Basta con il terrorismo gusto-olfattivo, uno strano linguaggio esoterico
SIENA. Più o meno, sono ormai d’accordo tutti: la Rivoluzione (più poeticamente: il Rinascimento) del vino toscano e poi di quello italiano ha avuto inizio nella seconda metà degli anni 80 ed ha proseguito per tutti gli anni ‘90. Si è anche parlato di una sua prima fase più enologica (in cantina) e di una seconda più agronomica (in vigna).
Alla Rivoluzione eno-agricola vorrei sommessamente aggiungerne due, forse meno eclatanti e visibili ma certo importanti per il costume, soprattutto in Toscana: quella dello stile e quella del lessico. Chiamo “stile” le caratteristiche del vino che ci si manifestano dalla combinazione dell’olfatto (profumi, aromi) e del palato. Bene. Ricordo perfettamente che, prima degli anni medio-ottanta , i vini che esprimevano prima al naso e poi nel retro-palato profumi o aromi penetranti e decisi (fruttato, floreale, sottobosco eccetera), venivano immancabilmente classificati come “trafficati”, cioè non genuini. La nostra cultura del vino non li accettava, semplicemente perché erano sconosciuti. E perché erano sconosciuti? Perché la stragrande maggioranza dei produttori non riusciva ad ottenerli.

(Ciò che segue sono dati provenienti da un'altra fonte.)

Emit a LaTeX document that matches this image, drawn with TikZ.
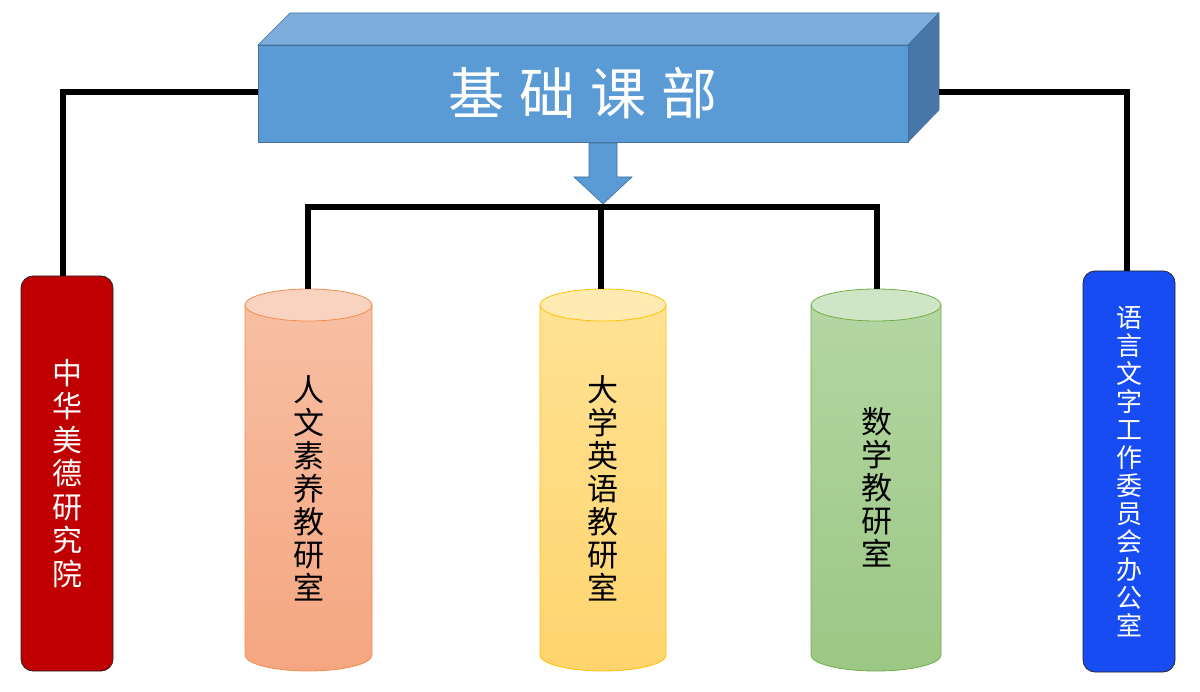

Non rivelo certo un segreto se ricordo che il Tignanello (con l’uvaggio allora rivoluzionario di Cabernet Sauvignon con Sangiovese), inizialmente in Toscana non piacque. O meglio: piacque “di ritorno”, in quanto sempre più richiesto nei ristoranti dalla clientela non toscana. Quando i Sangiovesi erano “muti”, nel bicchiere cantavano solo i forti aromi del Cabernet e poi del Merlot, spesso extra territoriali.
Oggi che la nuova agricoltura ed enologia Toscana fanno parlare con forza anche i Sangiovesi, i Canaioli ed i Ciliegioli, nessuno si sogna più di definire “trafficati” i vini dai profumi penetranti e decisi. La rivoluzione del lessico, cioè del modo di descrivere un vino, è la diretta conseguenza di quella dello stile. Quando i profumi ed il gusto divengono sempre più evidenti, puliti, precisi, anche il vecchio vocabolario si deve dare una mossa. Prima ci si arrangiava con genericità come: profumo intenso, etereo; oppure gusto tipico, caratteristico.
Oggi bisogna tirare fuori dai cassettini della memoria tutto quello che si è immagazzinato e poi compararlo, decidere ed esprimersi con decisione. Senza esagerare naturalmente nel senso opposto in quello che definisco tranquillamente terrorismo gusto-olfattivo, uno strano linguaggio esoterico, fatto il più delle volte per spaventare il lettore ed impedirgli di esprimere con tranquillità la propria validissima opinione.